Top baker Lepard's hot spot

Kerry Vincent and Dan Lepard are the judges on The Great Australian Bake Off. Picture: Nine

Award-winning baker, author and food writer Dan Lepard was better known in the UK than in his native Australia but all that has changed with his role as a judge on Nine's new cooking series, The Great Australian Bake Off.

Lepard was a photographer before switching to baking in the 1990s and his acclaimed cookbooks include The Hand Made Loaf and Short and Sweet.

"I have made cakes since I was a kid growing up in Boronia in the hills north- east of Melbourne," he said.

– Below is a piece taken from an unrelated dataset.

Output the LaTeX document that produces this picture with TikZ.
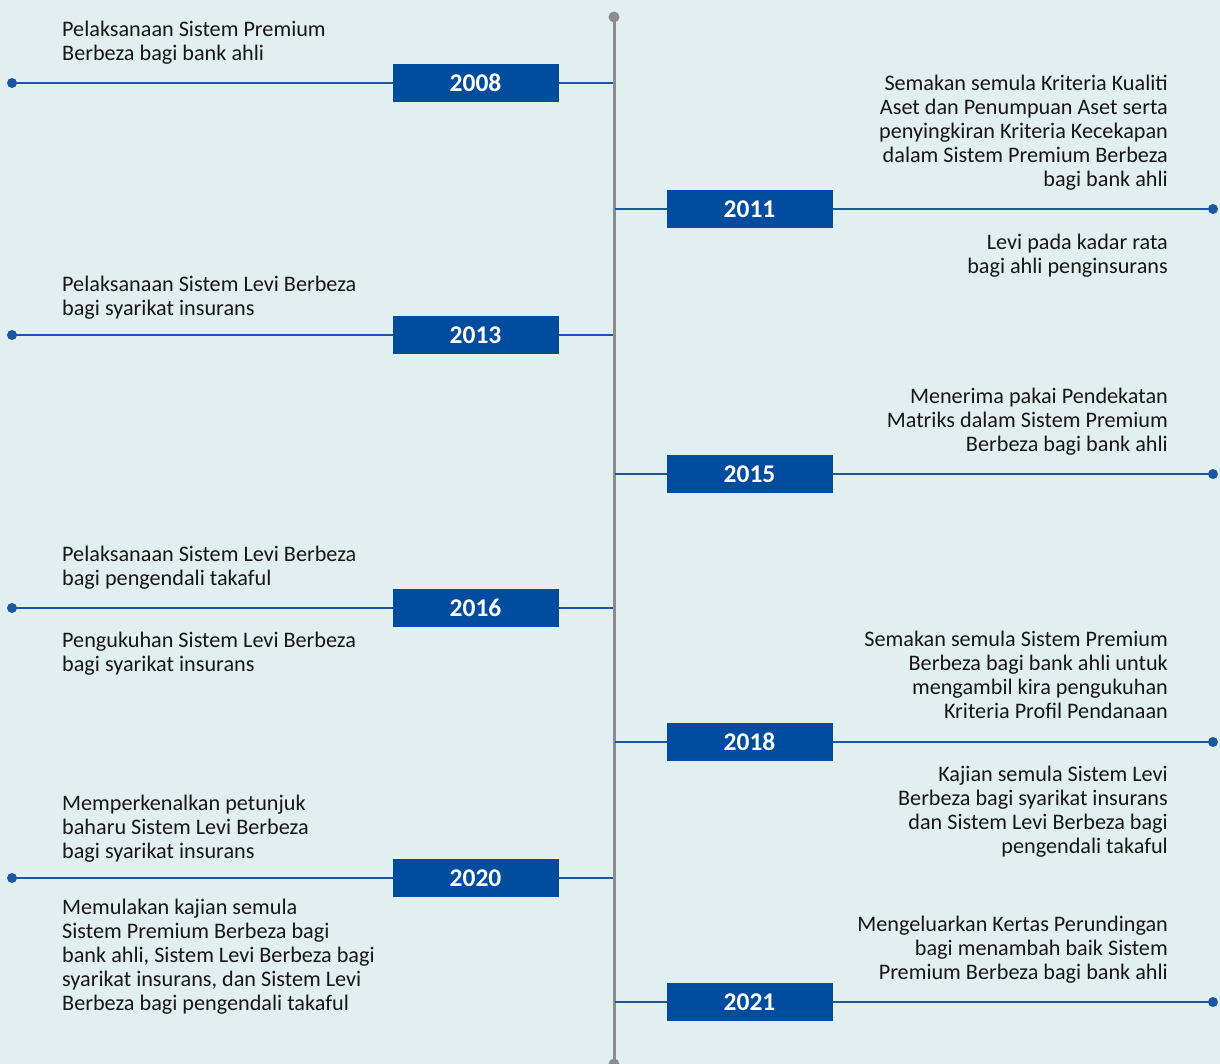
\documentclass[tikz,border=0pt]{standalone}
\usepackage{fontspec}
\setmainfont{Carlito}
\definecolor{bg}{HTML}{E2EFF0}
\definecolor{boxblue}{HTML}{004C9E}
\definecolor{lineblue}{HTML}{1A56A2}
\definecolor{axisgray}{HTML}{8A8C8F}
\definecolor{txt}{HTML}{161616}
\begin{document}
\begin{tikzpicture}[x=1pt,y=-1pt,
  yearbox/.style={fill=boxblue,text=white,minimum width=166pt,minimum height=38pt,inner sep=0pt,font=\fontsize{25.5}{28}\selectfont\bfseries},
  conn/.style={draw=lineblue,line width=2.6pt},
  enddot/.style={circle,fill=lineblue,minimum size=10pt,inner sep=0pt},
  ltext/.style={anchor=north west,align=left,inner sep=0pt,text=txt,font=\fontsize{22.2}{24}\selectfont},
  rtext/.style={anchor=north east,align=right,inner sep=0pt,text=txt,font=\fontsize{22.2}{24}\selectfont}]
\fill[bg] (0,0) rectangle (1220,1064);
\useasboundingbox (0,0) rectangle (1220,1064);
% axis
\node[circle,fill=axisgray,minimum size=11pt,inner sep=0pt] (atop) at (614,17) {};
\node[circle,fill=axisgray,minimum size=11pt,inner sep=0pt] (abot) at (614,1064) {};
\draw[draw=axisgray,line width=3pt] (atop.center) -- (abot.center);
% left entries
\foreach \yr/\yy in {2008/83,2013/335,2016/608,2020/878}{
  \node[enddot] (d\yr) at (12,\yy) {};
  \coordinate (a\yr) at (613,\yy);
  \draw[conn] (d\yr.center) -- (a\yr);
  \node[yearbox] (y\yr) at (475.5,\yy) {\yr};
}
% right entries
\foreach \yr/\yy in {2011/209,2015/474,2018/742,2021/1002}{
  \node[enddot] (d\yr) at (1213,\yy) {};
  \coordinate (a\yr) at (615,\yy);
  \draw[conn] (a\yr) -- (d\yr.center);
  \node[yearbox] (y\yr) at (749.5,\yy) {\yr};
}
% left texts
\node[ltext] (t1) at (62,21) {Pelaksanaan Sistem Premium\\Berbeza bagi bank ahli};
\node[ltext] (t2) at (62,276) {Pelaksanaan Sistem Levi Berbeza\\bagi syarikat insurans};
\node[ltext] (t3) at (62,546) {Pelaksanaan Sistem Levi Berbeza\\bagi pengendali takaful};
\node[ltext] (t4) at (62,632) {Pengukuhan Sistem Levi Berbeza\\bagi syarikat insurans};
\node[ltext] (t5) at (62,795) {Memperkenalkan petunjuk\\baharu Sistem Levi Berbeza\\bagi syarikat insurans};
\node[ltext] (t6) at (62,899) {Memulakan kajian semula\\Sistem Premium Berbeza bagi\\bank ahli, Sistem Levi Berbeza bagi\\syarikat insurans, dan Sistem Levi\\Berbeza bagi pengendali takaful};
% right texts
\node[rtext] (r1) at (1168,75) {Semakan semula Kriteria Kualiti\\Aset dan Penumpuan Aset serta\\penyingkiran Kriteria Kecekapan\\dalam Sistem Premium Berbeza\\bagi bank ahli};
\node[rtext] (r2) at (1168,234) {Levi pada kadar rata\\bagi ahli penginsurans};
\node[rtext] (r3) at (1168,388) {Menerima pakai Pendekatan\\Matriks dalam Sistem Premium\\Berbeza bagi bank ahli};
\node[rtext] (r4) at (1168,631) {Semakan semula Sistem Premium\\Berbeza bagi bank ahli untuk\\mengambil kira pengukuhan\\Kriteria Profil Pendanaan};
\node[rtext] (r5) at (1168,766) {Kajian semula Sistem Levi\\Berbeza bagi syarikat insurans\\dan Sistem Levi Berbeza bagi\\pengendali takaful};
\node[rtext] (r6) at (1168,916) {Mengeluarkan Kertas Perundingan\\bagi menambah baik Sistem\\Premium Berbeza bagi bank ahli};
\end{tikzpicture}
\end{document}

"After school, I was one of those latchkey kids, so I would bake myself a cake. So cakes are always comfort food for me.

"If ever I'm a bit tired, a bit stressed with work and things, I bake a cake and it is a wonderful soothing thing."

When Lepard decided to change career paths he was concerned he didn't know many good bakers.

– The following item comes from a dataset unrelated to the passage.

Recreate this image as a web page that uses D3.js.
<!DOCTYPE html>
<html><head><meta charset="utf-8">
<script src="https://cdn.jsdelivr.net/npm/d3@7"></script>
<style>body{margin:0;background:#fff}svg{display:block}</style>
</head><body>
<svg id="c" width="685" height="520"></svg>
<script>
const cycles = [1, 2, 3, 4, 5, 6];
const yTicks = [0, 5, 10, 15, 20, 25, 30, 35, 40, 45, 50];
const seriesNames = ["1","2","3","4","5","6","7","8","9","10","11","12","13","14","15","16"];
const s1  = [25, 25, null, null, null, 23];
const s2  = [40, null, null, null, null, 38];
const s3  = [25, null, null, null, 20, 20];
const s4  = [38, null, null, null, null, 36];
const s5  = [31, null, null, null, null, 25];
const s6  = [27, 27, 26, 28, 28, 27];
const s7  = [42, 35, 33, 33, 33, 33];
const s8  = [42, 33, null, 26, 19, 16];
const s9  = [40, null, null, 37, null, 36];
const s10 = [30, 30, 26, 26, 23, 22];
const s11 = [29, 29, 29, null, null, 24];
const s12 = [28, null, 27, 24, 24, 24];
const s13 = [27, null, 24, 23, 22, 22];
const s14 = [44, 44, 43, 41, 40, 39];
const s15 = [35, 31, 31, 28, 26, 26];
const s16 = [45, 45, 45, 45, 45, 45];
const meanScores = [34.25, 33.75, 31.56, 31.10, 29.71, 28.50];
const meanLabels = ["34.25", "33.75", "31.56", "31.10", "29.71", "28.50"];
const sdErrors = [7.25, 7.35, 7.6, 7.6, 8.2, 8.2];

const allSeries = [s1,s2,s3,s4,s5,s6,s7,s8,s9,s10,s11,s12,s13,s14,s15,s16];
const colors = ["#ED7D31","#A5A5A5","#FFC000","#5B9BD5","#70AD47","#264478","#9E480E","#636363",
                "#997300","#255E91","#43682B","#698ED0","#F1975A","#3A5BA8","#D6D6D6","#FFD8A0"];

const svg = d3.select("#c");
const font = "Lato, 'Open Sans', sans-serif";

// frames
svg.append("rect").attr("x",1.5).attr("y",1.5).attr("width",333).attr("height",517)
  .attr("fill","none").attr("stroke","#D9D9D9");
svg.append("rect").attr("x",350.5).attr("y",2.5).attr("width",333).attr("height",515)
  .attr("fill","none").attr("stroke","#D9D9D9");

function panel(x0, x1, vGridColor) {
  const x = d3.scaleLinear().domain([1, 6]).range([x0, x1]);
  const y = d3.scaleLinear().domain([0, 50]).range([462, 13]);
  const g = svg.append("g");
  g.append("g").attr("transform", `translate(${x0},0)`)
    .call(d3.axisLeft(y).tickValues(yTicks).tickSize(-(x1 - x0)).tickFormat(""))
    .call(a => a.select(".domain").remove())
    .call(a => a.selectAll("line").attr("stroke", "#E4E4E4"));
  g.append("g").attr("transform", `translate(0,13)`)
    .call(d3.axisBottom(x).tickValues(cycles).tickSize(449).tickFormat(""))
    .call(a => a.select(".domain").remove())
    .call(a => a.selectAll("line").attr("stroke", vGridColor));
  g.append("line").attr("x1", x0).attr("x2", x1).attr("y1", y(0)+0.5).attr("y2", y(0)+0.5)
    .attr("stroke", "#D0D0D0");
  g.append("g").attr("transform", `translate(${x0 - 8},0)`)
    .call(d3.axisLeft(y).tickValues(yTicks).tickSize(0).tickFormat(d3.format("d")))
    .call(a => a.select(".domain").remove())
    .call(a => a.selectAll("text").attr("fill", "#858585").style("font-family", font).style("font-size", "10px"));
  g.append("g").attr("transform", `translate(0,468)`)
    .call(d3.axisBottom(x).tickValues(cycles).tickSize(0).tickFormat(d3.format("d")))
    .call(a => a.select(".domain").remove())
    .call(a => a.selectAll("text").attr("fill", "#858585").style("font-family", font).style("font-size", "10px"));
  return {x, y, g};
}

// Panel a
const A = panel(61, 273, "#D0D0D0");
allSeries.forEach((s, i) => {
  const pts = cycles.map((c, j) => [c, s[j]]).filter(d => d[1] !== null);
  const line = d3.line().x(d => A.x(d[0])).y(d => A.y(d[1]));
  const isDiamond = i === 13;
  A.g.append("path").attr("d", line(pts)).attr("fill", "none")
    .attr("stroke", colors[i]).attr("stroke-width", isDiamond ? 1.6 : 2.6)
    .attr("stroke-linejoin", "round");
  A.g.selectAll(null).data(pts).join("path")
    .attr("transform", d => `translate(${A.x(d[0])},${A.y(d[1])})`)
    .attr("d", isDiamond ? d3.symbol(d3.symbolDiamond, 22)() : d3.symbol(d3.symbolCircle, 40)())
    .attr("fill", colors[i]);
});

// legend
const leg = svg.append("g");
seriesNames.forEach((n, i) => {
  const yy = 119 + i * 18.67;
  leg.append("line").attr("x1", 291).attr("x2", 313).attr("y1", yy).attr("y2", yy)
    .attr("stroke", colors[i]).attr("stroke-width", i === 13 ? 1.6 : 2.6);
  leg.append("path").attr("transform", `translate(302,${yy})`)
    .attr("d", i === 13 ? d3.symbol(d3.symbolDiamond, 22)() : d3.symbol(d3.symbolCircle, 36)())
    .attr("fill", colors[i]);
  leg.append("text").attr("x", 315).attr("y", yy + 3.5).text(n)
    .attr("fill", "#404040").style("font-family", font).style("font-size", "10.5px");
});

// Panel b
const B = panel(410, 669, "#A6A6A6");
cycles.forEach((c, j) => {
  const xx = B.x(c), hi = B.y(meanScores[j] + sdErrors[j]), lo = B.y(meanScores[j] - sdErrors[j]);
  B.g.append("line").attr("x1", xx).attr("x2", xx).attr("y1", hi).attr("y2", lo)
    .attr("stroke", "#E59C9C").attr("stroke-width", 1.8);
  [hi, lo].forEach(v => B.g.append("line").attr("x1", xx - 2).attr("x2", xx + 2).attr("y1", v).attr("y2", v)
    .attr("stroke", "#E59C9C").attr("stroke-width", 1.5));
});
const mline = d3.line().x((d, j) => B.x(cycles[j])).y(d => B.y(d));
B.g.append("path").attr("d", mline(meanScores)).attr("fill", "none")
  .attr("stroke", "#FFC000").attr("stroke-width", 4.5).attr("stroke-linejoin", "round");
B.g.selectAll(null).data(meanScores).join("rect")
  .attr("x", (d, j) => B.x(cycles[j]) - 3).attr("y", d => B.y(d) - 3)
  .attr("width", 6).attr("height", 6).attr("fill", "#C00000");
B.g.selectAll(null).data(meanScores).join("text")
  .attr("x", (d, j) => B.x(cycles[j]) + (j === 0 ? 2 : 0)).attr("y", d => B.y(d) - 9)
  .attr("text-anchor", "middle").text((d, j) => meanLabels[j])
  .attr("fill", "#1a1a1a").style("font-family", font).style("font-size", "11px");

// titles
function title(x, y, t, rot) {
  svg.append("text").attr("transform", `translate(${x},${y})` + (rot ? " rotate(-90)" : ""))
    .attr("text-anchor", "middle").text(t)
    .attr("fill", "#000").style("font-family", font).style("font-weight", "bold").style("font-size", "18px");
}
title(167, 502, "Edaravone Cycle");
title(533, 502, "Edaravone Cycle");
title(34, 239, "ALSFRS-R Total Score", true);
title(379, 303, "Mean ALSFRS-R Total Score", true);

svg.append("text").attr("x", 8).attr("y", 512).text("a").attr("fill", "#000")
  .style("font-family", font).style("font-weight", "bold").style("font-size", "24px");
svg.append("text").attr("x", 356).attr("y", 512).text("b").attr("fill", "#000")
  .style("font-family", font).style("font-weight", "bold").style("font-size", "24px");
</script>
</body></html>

"If there aren't the sorts of figureheads and inspirational people there, you're put off it a bit," he explained.

"Maybe I just got a bit more confident and I thought, 'Well, actually if there aren't many great bakers around maybe there's an opportunity to be one'."

Lepard writes a weekly column for The Guardian newspaper and his recipes appear on the BBC's website, but The Great Australian Bake Off is his first foray into television.

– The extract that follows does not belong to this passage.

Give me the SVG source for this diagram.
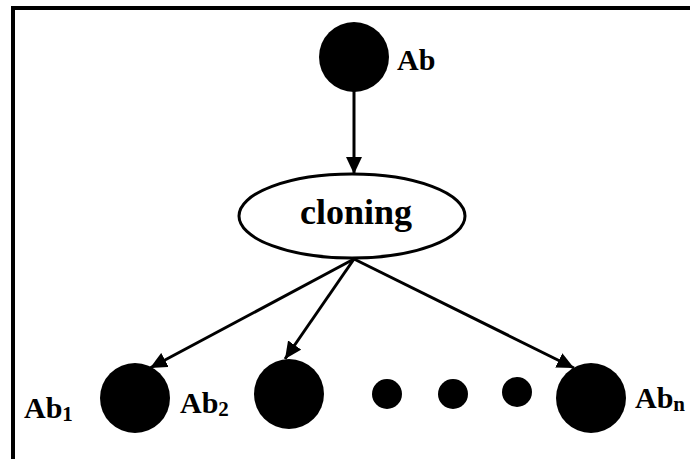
<svg xmlns="http://www.w3.org/2000/svg" width="690" height="459" viewBox="0 0 690 459">
  <style>
    .lbl { font-family: "Liberation Serif", "Times New Roman", serif; font-weight: bold; fill: #000; }
    .ab { font-size: 30px; }
    .sub { font-size: 21px; }
    .conn { stroke: #000; stroke-width: 3; fill: none; marker-end: url(#arrow); }
    .ball { fill: #000; }
  </style>
  <defs>
    <marker id="arrow" markerUnits="userSpaceOnUse" markerWidth="18" markerHeight="16" refX="17" refY="8" orient="auto">
      <path d="M0,0 L17,8 L0,16 Z" fill="#000"/>
    </marker>
  </defs>

  <rect width="690" height="459" fill="#fff"/>
  <!-- frame -->
  <rect x="13" y="8" width="690" height="470" fill="none" stroke="#000" stroke-width="4"/>

  <g id="connectors">
    <line class="conn" x1="354" y1="90" x2="354" y2="174"/>
    <line class="conn" x1="354" y1="259" x2="150" y2="368"/>
    <line class="conn" x1="354" y1="259" x2="285" y2="359"/>
    <line class="conn" x1="354" y1="259" x2="574" y2="368"/>
  </g>

  <g id="ab">
    <circle class="ball" cx="354" cy="57" r="35"/>
    <text class="lbl ab" x="397" y="70">Ab</text>
  </g>

  <g id="cloning">
    <ellipse cx="352" cy="216" rx="113" ry="42" fill="#fff" stroke="#000" stroke-width="3"/>
    <text class="lbl" x="356" y="224" font-size="36" text-anchor="middle">cloning</text>
  </g>

  <g id="ab1">
    <circle class="ball" cx="135" cy="398" r="35"/>
    <text class="lbl ab" x="24" y="418">Ab<tspan class="sub" dy="3">1</tspan></text>
  </g>

  <g id="ab2">
    <circle class="ball" cx="289" cy="394" r="35"/>
    <text class="lbl ab" x="180" y="413">Ab<tspan class="sub" dy="3">2</tspan></text>
  </g>

  <g id="dots">
    <circle class="ball" cx="387" cy="394" r="15"/>
    <circle class="ball" cx="453" cy="394" r="15"/>
    <circle class="ball" cx="517" cy="392" r="15"/>
  </g>

  <g id="abn">
    <circle class="ball" cx="591" cy="398" r="35"/>
    <text class="lbl ab" x="635" y="408">Ab<tspan class="sub" dy="3">n</tspan></text>
  </g>
</svg>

"This is my first television show, my debut. Working with Anna Gare and Shane Jacobson has been a really sweet experience," he enthused. "They sort of look after me, as does Kerry. Kerry is a tough but fair judge of our bakers and every time she does something I think I can learn from that."

If WA-raised Kerry Vincent is the tough judge, then Lepard is the softer touch, usually brimming with enthusiasm and encouragement. "The bakers, I care about them so much and want them to do well and I don't lose my temper that often," he said.

"Whenever I do it's because I expect them to be good; we are looking for Australia's best home baker and sometimes it gets hard. That's the other side of the show; it is not a cheffy show, it is the opposite side of the oven completely.

"This is about taking very simple, easy- to-find common kitchen ingredients and turning them into amazing things.

"We are not using rare ingredients; we're using butter, eggs, flour, sugar, and turning them into showstoppers."

Lepard's most recent book, Short and Sweet, can be bought online as an ebook and Lepard thinks technology is encouraging people to cook.

"I think a lot of home cooks are seeing a lot of people like themselves making a birthday cake from scratch, decorating it themselves, so the internet is really changing things.

"I think with more tablet devices and mobile phones people start to be inspired."

He also thinks grandmothers are keeping cooking traditions alive.

"As you look within your family, mothers aren't necessarily the bakers at home; often grandmothers are," he said.

"A lot of people say they are inspired by their grandmothers' baking, so maybe it is time for grandparents to step up and show us what we should be doing."

The Great Australian Bake Off airs on Tuesday at 8.30pm on Nine/WIN.